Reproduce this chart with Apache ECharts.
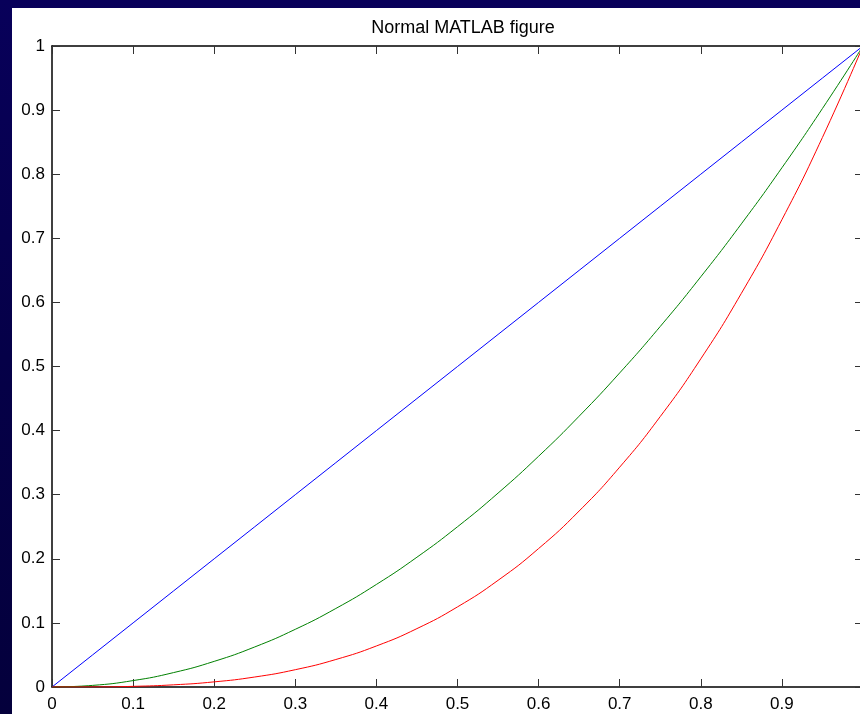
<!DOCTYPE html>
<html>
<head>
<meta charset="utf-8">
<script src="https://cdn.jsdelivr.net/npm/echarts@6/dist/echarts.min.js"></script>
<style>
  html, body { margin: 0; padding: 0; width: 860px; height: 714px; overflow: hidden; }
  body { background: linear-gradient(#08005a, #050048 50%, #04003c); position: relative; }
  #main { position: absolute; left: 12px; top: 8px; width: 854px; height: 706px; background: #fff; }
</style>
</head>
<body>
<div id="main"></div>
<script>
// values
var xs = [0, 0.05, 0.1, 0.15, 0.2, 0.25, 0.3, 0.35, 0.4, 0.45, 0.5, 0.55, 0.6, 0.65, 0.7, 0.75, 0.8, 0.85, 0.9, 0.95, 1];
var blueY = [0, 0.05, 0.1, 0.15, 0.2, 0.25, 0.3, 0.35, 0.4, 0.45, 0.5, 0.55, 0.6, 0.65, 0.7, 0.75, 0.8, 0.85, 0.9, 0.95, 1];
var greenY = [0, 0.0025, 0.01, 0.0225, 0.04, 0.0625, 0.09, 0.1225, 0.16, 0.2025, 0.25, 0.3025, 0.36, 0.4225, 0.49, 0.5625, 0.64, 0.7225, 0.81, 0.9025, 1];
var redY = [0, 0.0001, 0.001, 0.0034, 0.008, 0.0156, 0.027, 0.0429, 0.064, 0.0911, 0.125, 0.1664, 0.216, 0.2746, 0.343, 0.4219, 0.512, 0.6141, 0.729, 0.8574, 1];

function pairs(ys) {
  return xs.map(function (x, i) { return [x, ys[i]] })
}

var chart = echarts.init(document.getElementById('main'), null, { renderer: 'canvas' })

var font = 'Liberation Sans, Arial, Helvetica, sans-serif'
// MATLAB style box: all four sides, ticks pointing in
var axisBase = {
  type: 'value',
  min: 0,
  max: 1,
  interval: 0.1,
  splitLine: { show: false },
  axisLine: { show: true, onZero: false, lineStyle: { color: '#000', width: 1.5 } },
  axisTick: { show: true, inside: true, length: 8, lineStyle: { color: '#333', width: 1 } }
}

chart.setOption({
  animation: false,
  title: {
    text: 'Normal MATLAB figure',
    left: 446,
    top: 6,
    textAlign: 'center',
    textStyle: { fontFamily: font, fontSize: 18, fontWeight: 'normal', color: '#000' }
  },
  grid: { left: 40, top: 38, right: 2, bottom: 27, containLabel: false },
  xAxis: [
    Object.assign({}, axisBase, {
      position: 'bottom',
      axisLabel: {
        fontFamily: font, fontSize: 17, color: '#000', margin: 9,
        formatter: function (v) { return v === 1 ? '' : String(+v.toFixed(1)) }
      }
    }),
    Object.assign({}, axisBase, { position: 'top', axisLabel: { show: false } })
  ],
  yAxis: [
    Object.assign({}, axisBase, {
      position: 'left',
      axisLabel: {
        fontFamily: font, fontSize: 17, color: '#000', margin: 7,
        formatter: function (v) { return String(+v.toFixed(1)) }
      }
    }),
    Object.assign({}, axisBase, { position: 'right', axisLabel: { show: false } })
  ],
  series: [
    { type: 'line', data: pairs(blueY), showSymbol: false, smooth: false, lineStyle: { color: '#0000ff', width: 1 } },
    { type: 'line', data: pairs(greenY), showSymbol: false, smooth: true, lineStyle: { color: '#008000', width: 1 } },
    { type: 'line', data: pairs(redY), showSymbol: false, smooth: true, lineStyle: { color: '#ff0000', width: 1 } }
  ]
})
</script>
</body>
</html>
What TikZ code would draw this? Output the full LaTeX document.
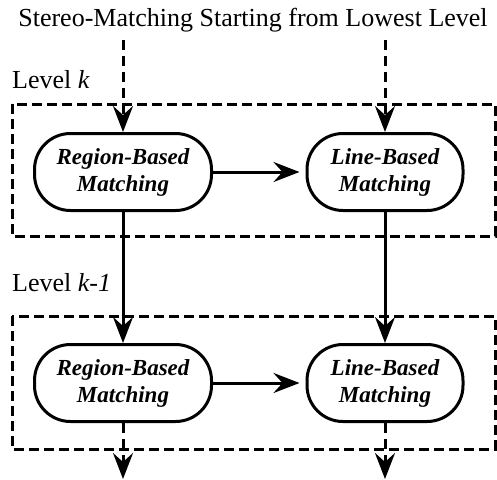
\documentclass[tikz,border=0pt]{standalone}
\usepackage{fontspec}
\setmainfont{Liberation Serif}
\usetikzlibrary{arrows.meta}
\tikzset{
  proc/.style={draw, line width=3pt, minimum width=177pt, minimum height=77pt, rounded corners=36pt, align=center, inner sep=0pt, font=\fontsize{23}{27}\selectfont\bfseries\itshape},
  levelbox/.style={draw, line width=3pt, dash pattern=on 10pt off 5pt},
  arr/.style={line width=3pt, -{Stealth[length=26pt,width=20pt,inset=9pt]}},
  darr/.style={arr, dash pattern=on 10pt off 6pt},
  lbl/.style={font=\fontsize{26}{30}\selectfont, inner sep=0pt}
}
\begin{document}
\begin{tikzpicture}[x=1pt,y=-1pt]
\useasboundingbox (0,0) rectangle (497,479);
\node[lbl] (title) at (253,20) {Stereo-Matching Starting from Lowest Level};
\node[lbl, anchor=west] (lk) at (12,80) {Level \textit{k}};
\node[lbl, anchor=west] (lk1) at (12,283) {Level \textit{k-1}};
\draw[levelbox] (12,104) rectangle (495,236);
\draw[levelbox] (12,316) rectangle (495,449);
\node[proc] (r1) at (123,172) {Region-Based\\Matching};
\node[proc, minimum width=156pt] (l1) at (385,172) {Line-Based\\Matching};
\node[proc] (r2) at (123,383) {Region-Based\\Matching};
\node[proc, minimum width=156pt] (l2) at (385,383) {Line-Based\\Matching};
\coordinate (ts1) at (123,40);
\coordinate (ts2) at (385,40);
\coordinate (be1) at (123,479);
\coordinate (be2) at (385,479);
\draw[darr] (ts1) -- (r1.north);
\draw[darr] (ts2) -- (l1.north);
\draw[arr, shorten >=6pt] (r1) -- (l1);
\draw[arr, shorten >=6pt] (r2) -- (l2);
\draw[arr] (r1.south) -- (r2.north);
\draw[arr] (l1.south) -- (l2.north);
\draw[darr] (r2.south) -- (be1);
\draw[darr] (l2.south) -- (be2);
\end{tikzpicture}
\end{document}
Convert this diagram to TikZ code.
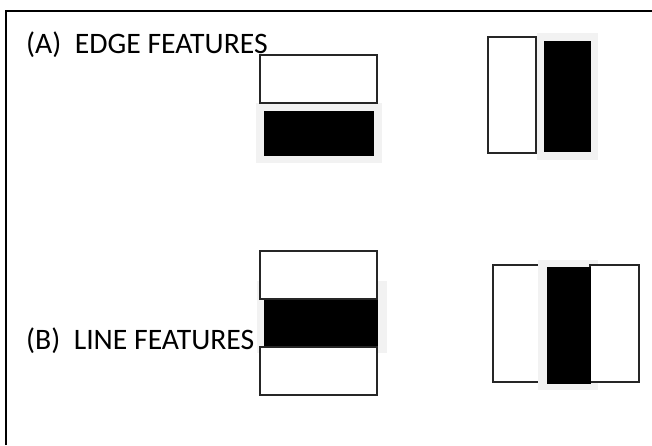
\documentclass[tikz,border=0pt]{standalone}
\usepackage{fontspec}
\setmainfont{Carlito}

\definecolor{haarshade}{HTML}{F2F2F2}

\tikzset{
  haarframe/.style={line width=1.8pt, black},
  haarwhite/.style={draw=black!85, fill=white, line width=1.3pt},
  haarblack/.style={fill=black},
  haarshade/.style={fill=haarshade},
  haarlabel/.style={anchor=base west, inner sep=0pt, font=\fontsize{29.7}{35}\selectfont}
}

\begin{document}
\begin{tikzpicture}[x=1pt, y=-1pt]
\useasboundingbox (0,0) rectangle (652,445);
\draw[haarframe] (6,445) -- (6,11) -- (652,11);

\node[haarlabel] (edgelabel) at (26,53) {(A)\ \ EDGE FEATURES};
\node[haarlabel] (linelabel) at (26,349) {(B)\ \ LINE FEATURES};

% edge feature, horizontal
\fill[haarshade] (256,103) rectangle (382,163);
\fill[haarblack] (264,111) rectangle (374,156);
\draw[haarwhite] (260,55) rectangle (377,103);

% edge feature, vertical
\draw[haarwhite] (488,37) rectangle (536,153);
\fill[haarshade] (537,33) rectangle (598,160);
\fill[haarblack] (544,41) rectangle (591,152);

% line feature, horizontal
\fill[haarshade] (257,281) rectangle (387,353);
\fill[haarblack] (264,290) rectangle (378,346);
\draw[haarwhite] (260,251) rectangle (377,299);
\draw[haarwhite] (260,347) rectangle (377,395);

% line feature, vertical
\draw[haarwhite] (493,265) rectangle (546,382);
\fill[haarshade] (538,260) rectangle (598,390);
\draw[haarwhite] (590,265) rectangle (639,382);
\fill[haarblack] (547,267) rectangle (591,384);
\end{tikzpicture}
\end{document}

Work to complete
Would you return the data exactly as written, without the pictures?

Written solution
Reproduce this chart with Apache ECharts.
<!DOCTYPE html>
<html>
<head>
<meta charset="utf-8">
<script src="https://cdn.jsdelivr.net/npm/echarts@6/dist/echarts.min.js"></script>
<style>
  html, body { margin: 0; padding: 0; width: 860px; height: 714px; overflow: hidden; }
  body { background: linear-gradient(#08005a, #050048 50%, #04003c); position: relative; }
  #main { position: absolute; left: 12px; top: 8px; width: 854px; height: 706px; background: #fff; }
</style>
</head>
<body>
<div id="main"></div>
<script>
// values
var xs = [0, 0.05, 0.1, 0.15, 0.2, 0.25, 0.3, 0.35, 0.4, 0.45, 0.5, 0.55, 0.6, 0.65, 0.7, 0.75, 0.8, 0.85, 0.9, 0.95, 1];
var blueY = [0, 0.05, 0.1, 0.15, 0.2, 0.25, 0.3, 0.35, 0.4, 0.45, 0.5, 0.55, 0.6, 0.65, 0.7, 0.75, 0.8, 0.85, 0.9, 0.95, 1];
var greenY = [0, 0.0025, 0.01, 0.0225, 0.04, 0.0625, 0.09, 0.1225, 0.16, 0.2025, 0.25, 0.3025, 0.36, 0.4225, 0.49, 0.5625, 0.64, 0.7225, 0.81, 0.9025, 1];
var redY = [0, 0.0001, 0.001, 0.0034, 0.008, 0.0156, 0.027, 0.0429, 0.064, 0.0911, 0.125, 0.1664, 0.216, 0.2746, 0.343, 0.4219, 0.512, 0.6141, 0.729, 0.8574, 1];

function pairs(ys) {
  return xs.map(function (x, i) { return [x, ys[i]] })
}

var chart = echarts.init(document.getElementById('main'), null, { renderer: 'canvas' })

var font = 'Liberation Sans, Arial, Helvetica, sans-serif'
// MATLAB style box: all four sides, ticks pointing in
var axisBase = {
  type: 'value',
  min: 0,
  max: 1,
  interval: 0.1,
  splitLine: { show: false },
  axisLine: { show: true, onZero: false, lineStyle: { color: '#000', width: 1.5 } },
  axisTick: { show: true, inside: true, length: 8, lineStyle: { color: '#333', width: 1 } }
}

chart.setOption({
  animation: false,
  title: {
    text: 'Normal MATLAB figure',
    left: 446,
    top: 6,
    textAlign: 'center',
    textStyle: { fontFamily: font, fontSize: 18, fontWeight: 'normal', color: '#000' }
  },
  grid: { left: 40, top: 38, right: 2, bottom: 27, containLabel: false },
  xAxis: [
    Object.assign({}, axisBase, {
      position: 'bottom',
      axisLabel: {
        fontFamily: font, fontSize: 17, color: '#000', margin: 9,
        formatter: function (v) { return v === 1 ? '' : String(+v.toFixed(1)) }
      }
    }),
    Object.assign({}, axisBase, { position: 'top', axisLabel: { show: false } })
  ],
  yAxis: [
    Object.assign({}, axisBase, {
      position: 'left',
      axisLabel: {
        fontFamily: font, fontSize: 17, color: '#000', margin: 7,
        formatter: function (v) { return String(+v.toFixed(1)) }
      }
    }),
    Object.assign({}, axisBase, { position: 'right', axisLabel: { show: false } })
  ],
  series: [
    { type: 'line', data: pairs(blueY), showSymbol: false, smooth: false, lineStyle: { color: '#0000ff', width: 1 } },
    { type: 'line', data: pairs(greenY), showSymbol: false, smooth: true, lineStyle: { color: '#008000', width: 1 } },
    { type: 'line', data: pairs(redY), showSymbol: false, smooth: true, lineStyle: { color: '#ff0000', width: 1 } }
  ]
})
</script>
</body>
</html>
What TikZ code would draw this? Output the full LaTeX document.
\documentclass[tikz,border=0pt]{standalone}
\usepackage{fontspec}
\setmainfont{Liberation Serif}
\usetikzlibrary{arrows.meta}
\tikzset{
  proc/.style={draw, line width=3pt, minimum width=177pt, minimum height=77pt, rounded corners=36pt, align=center, inner sep=0pt, font=\fontsize{23}{27}\selectfont\bfseries\itshape},
  levelbox/.style={draw, line width=3pt, dash pattern=on 10pt off 5pt},
  arr/.style={line width=3pt, -{Stealth[length=26pt,width=20pt,inset=9pt]}},
  darr/.style={arr, dash pattern=on 10pt off 6pt},
  lbl/.style={font=\fontsize{26}{30}\selectfont, inner sep=0pt}
}
\begin{document}
\begin{tikzpicture}[x=1pt,y=-1pt]
\useasboundingbox (0,0) rectangle (497,479);
\node[lbl] (title) at (253,20) {Stereo-Matching Starting from Lowest Level};
\node[lbl, anchor=west] (lk) at (12,80) {Level \textit{k}};
\node[lbl, anchor=west] (lk1) at (12,283) {Level \textit{k-1}};
\draw[levelbox] (12,104) rectangle (495,236);
\draw[levelbox] (12,316) rectangle (495,449);
\node[proc] (r1) at (123,172) {Region-Based\\Matching};
\node[proc, minimum width=156pt] (l1) at (385,172) {Line-Based\\Matching};
\node[proc] (r2) at (123,383) {Region-Based\\Matching};
\node[proc, minimum width=156pt] (l2) at (385,383) {Line-Based\\Matching};
\coordinate (ts1) at (123,40);
\coordinate (ts2) at (385,40);
\coordinate (be1) at (123,479);
\coordinate (be2) at (385,479);
\draw[darr] (ts1) -- (r1.north);
\draw[darr] (ts2) -- (l1.north);
\draw[arr, shorten >=6pt] (r1) -- (l1);
\draw[arr, shorten >=6pt] (r2) -- (l2);
\draw[arr] (r1.south) -- (r2.north);
\draw[arr] (l1.south) -- (l2.north);
\draw[darr] (r2.south) -- (be1);
\draw[darr] (l2.south) -- (be2);
\end{tikzpicture}
\end{document}
Convert this diagram to TikZ code.
\documentclass[tikz,border=0pt]{standalone}
\usepackage{fontspec}
\setmainfont{Carlito}

\definecolor{haarshade}{HTML}{F2F2F2}

\tikzset{
  haarframe/.style={line width=1.8pt, black},
  haarwhite/.style={draw=black!85, fill=white, line width=1.3pt},
  haarblack/.style={fill=black},
  haarshade/.style={fill=haarshade},
  haarlabel/.style={anchor=base west, inner sep=0pt, font=\fontsize{29.7}{35}\selectfont}
}

\begin{document}
\begin{tikzpicture}[x=1pt, y=-1pt]
\useasboundingbox (0,0) rectangle (652,445);
\draw[haarframe] (6,445) -- (6,11) -- (652,11);

\node[haarlabel] (edgelabel) at (26,53) {(A)\ \ EDGE FEATURES};
\node[haarlabel] (linelabel) at (26,349) {(B)\ \ LINE FEATURES};

% edge feature, horizontal
\fill[haarshade] (256,103) rectangle (382,163);
\fill[haarblack] (264,111) rectangle (374,156);
\draw[haarwhite] (260,55) rectangle (377,103);

% edge feature, vertical
\draw[haarwhite] (488,37) rectangle (536,153);
\fill[haarshade] (537,33) rectangle (598,160);
\fill[haarblack] (544,41) rectangle (591,152);

% line feature, horizontal
\fill[haarshade] (257,281) rectangle (387,353);
\fill[haarblack] (264,290) rectangle (378,346);
\draw[haarwhite] (260,251) rectangle (377,299);
\draw[haarwhite] (260,347) rectangle (377,395);

% line feature, vertical
\draw[haarwhite] (493,265) rectangle (546,382);
\fill[haarshade] (538,260) rectangle (598,390);
\draw[haarwhite] (590,265) rectangle (639,382);
\fill[haarblack] (547,267) rectangle (591,384);
\end{tikzpicture}
\end{document}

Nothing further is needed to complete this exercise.